CHALLENGE
Copy each line where the word "this" occurs.

>> Begin INFORMATION SUPPLIED

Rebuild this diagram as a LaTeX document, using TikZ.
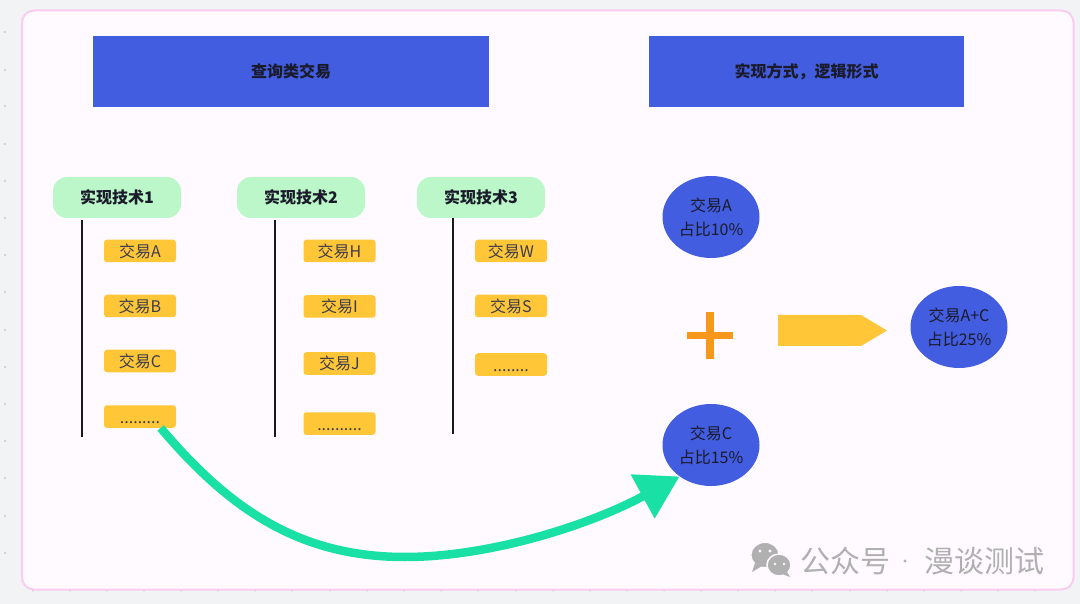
\documentclass[tikz,border=0pt]{standalone}
\usepackage{fontspec}
\setmainfont{Noto Sans CJK SC}
\usetikzlibrary{arrows.meta,shapes.geometric}
\definecolor{pagebg}{HTML}{F2F3F5}
\definecolor{framefill}{HTML}{FFFAFF}
\definecolor{framedraw}{HTML}{F9CDEF}
\definecolor{hblue}{HTML}{425DDF}
\definecolor{tgreen}{HTML}{BBF7C8}
\definecolor{torange}{HTML}{FFC637}
\definecolor{plusorange}{HTML}{F7981D}
\definecolor{sea}{HTML}{19E0A5}
\definecolor{ink}{HTML}{1A1A2A}
\definecolor{wm}{HTML}{B0B0B0}
\tikzset{
  header/.style={rectangle,fill=hblue,inner sep=0pt,text=ink,text height=14pt,text depth=1pt,font=\fontsize{16}{18}\selectfont\bfseries},
  tech/.style={rectangle,rounded corners=14pt,fill=tgreen,minimum width=128pt,minimum height=41pt,inner sep=0pt,text=ink,text height=14pt,text depth=1pt,font=\fontsize{16}{18}\selectfont\bfseries},
  deal/.style={rectangle,rounded corners=3pt,fill=torange,minimum width=72pt,minimum height=22.5pt,inner sep=0pt,text=ink!85,text height=14pt,text depth=1pt,font=\fontsize{16}{18}\selectfont},
  share/.style={ellipse,fill=hblue,minimum width=97pt,minimum height=82pt,inner sep=0pt,text=ink,align=center,font=\fontsize{16}{24}\selectfont},
  vline/.style={line width=2.4pt,black!90},
  flow/.style={line width=8.5pt,sea,-{Triangle[length=42pt,width=48pt,fill=sea]}},
  wmtext/.style={anchor=west,inner sep=0pt,text=wm,font=\fontsize{30}{32}\selectfont},
}
\begin{document}
\begin{tikzpicture}[x=1pt,y=-1pt]
\useasboundingbox (0,0) rectangle (1080,604);
\fill[pagebg] (0,0) rectangle (1080,604);
\foreach \y in {32,70,106,144,181,218,255,292,330,367,404,441,478,516,553}
  \fill[black!20] (5,\y) circle (1.2pt);
\foreach \x in {33,70,107,144,181,218,255,292,330,367,404,441,478,516,553,590,627,664,701,738,775,812,850,887,924,961,998,1035}
  \fill[black!20] (\x,590.5) circle (1pt);
\draw[framedraw,fill=framefill,line width=2pt,rounded corners=12pt] (22,10.5) rectangle (1073.5,589.5);

\node[header,minimum width=396pt,minimum height=71pt] (h1) at (291,71.5) {查询类交易};
\node[header,minimum width=315pt,minimum height=71pt] (h2) at (806.5,71.5) {实现方式，逻辑形式};

\node[tech] (t1) at (117,197.5) {实现技术1};
\node[tech] (t2) at (301,197.5) {实现技术2};
\node[tech] (t3) at (481,197.5) {实现技术3};

\coordinate (l1a) at (82,220); \coordinate (l1b) at (82,437);
\coordinate (l2a) at (275,220); \coordinate (l2b) at (275,437);
\coordinate (l3a) at (453,218); \coordinate (l3b) at (453,434);
\draw[vline] (l1a) -- (l1b);
\draw[vline] (l2a) -- (l2b);
\draw[vline] (l3a) -- (l3b);

\node[deal] (a) at (140,251) {交易A};
\node[deal] (b) at (140,306) {交易B};
\node[deal] (c) at (140,361) {交易C};
\node[deal] (d1) at (140,416.5) {.........};
\node[deal] (h) at (339.5,251) {交易H};
\node[deal] (i) at (339.5,306.5) {交易I};
\node[deal] (j) at (339.5,363.5) {交易J};
\node[deal] (d2) at (339.5,423.5) {..........};
\node[deal] (w) at (511,251) {交易W};
\node[deal] (s) at (511,306) {交易S};
\node[deal] (d3) at (511,364.5) {........};

\node[share] (ea) at (711,217) {交易A\\占比10\%};
\node[share] (ec) at (711,445) {交易C\\占比15\%};
\node[share] (eac) at (959,327) {交易A+C\\占比25\%};

\fill[plusorange] (706,312) rectangle (713.5,359);
\fill[plusorange] (687,332) rectangle (732.5,339);
\fill[torange] (778,315) -- (861,315) -- (887,330.5) -- (861,346) -- (778,346) -- cycle;

\draw[flow] (d1.-29) .. controls (230,510) and (300,557) .. (405,557)
   .. controls (490,557) and (590,525) .. (ec.225);

% watermark
\fill[wm,draw=framefill,line width=1pt] (765,555) ellipse (14pt and 12.5pt);
\fill[wm] (755,563) -- (752,572) -- (762,566) -- cycle;
\fill[wm,draw=framefill,line width=1.5pt] (779,565) ellipse (12pt and 11pt);
\fill[wm] (787,572) -- (790,577) -- (782,574) -- cycle;
\fill[framefill] (760,551) circle (1.7pt) (770,551) circle (1.7pt) (775,564) circle (1.4pt) (784,564) circle (1.4pt);
\node[wmtext] (wm1) at (800,561) {公众号};
\fill[wm] (905,561) circle (1.7pt);
\node[wmtext] (wm2) at (924,561) {漫谈测试};
\end{tikzpicture}
\end{document}
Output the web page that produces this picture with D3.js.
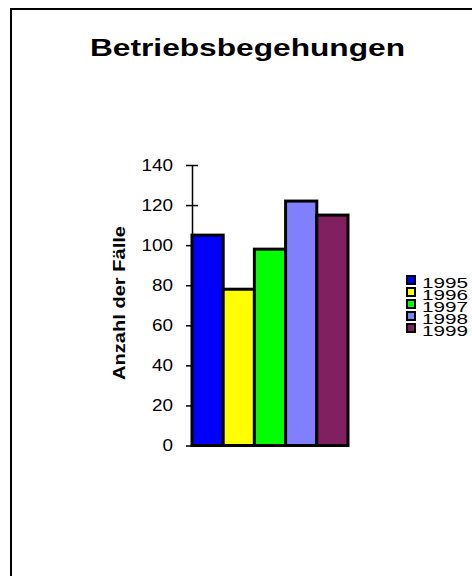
<!DOCTYPE html>
<html>
<head>
<meta charset="utf-8">
<script src="https://cdn.jsdelivr.net/npm/d3@7"></script>
<style>
  body { margin: 0; background: #fff; }
  text { font-family: "Liberation Sans", Arial, sans-serif; fill: #000; }
</style>
</head>
<body>
<div id="chart"></div>
<script>
const years = ["1995", "1996", "1997", "1998", "1999"];
const cases = [105, 78, 98, 122, 115];
const colors = ["#0000ff", "#ffff00", "#00ff00", "#8080ff", "#802060"];
const yTicks = [0, 20, 40, 60, 80, 100, 120, 140];

const W = 472, H = 576;

const svg = d3.select("#chart")
  .append("svg")
  .attr("width", W)
  .attr("height", H);

// outer frame (runs off the right and bottom edge)
svg.append("rect")
  .attr("x", 11).attr("y", 9)
  .attr("width", 500).attr("height", 600)
  .attr("fill", "none")
  .attr("stroke", "#000")
  .attr("stroke-width", 2);

// title, glyphs stretched sideways like the original
svg.append("text")
  .attr("x", 90).attr("y", 56)
  .attr("font-size", 23)
  .attr("font-weight", "bold")
  .attr("textLength", 315)
  .attr("lengthAdjust", "spacingAndGlyphs")
  .text("Betriebsbegehungen");

var x = d3.scaleBand()
  .domain(years)
  .range([192, 348])
  .padding(0);

var y = d3.scaleLinear()
  .domain([0, 140])
  .range([445.5, 165]);

// y axis with crossing ticks
var yAxis = svg.append("g")
  .attr("transform", "translate(192,0)")
  .call(d3.axisLeft(y).tickValues(yTicks).tickSize(6).tickSizeOuter(0).tickPadding(13));
yAxis.select(".domain").attr("stroke-width", 1.5);
yAxis.selectAll(".tick line").attr("x1", 6).attr("stroke-width", 1.5);
yAxis.selectAll(".tick text")
  .attr("font-size", 16)
  .attr("font-family", "Liberation Sans, Arial, sans-serif")
  .each(function() {
    let w = this.getComputedTextLength();
    d3.select(this).attr("textLength", w * 1.18).attr("lengthAdjust", "spacingAndGlyphs");
  });

svg.append("text")
  .attr("transform", "translate(125,303) rotate(-90)")
  .attr("text-anchor", "middle")
  .attr("font-size", 16)
  .attr("font-weight", "bold")
  .attr("textLength", 154)
  .attr("lengthAdjust", "spacingAndGlyphs")
  .text("Anzahl der Fälle");

// bars
svg.append("g")
  .selectAll("rect")
  .data(years)
  .enter()
  .append("rect")
  .attr("x", d => x(d))
  .attr("y", (d, i) => y(cases[i]))
  .attr("width", x.bandwidth())
  .attr("height", (d, i) => y(0) - y(cases[i]))
  .attr("fill", (d, i) => colors[i])
  .attr("stroke", "#000")
  .attr("stroke-width", 3);

// legend
var legend = svg.append("g")
  .selectAll("g")
  .data(years)
  .enter()
  .append("g")
  .attr("transform", (d, i) => "translate(0," + (i * 12) + ")");

legend.append("rect")
  .attr("x", 407).attr("y", 276)
  .attr("width", 8).attr("height", 8)
  .attr("fill", (d, i) => colors[i])
  .attr("stroke", "#000")
  .attr("stroke-width", 2);

legend.append("text")
  .attr("x", 422).attr("y", 288)
  .attr("font-size", 15)
  .attr("textLength", 46)
  .attr("lengthAdjust", "spacingAndGlyphs")
  .text(d => d);
</script>
</body>
</html>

>> End INFORMATION SUPPLIED

SOLUTION
Rebuild this diagram as a LaTeX document, using TikZ.
Output the web page that produces this picture with D3.js.
    let w = this.getComputedTextLength();
    d3.select(this).attr("textLength", w * 1.18).attr("lengthAdjust", "spacingAndGlyphs");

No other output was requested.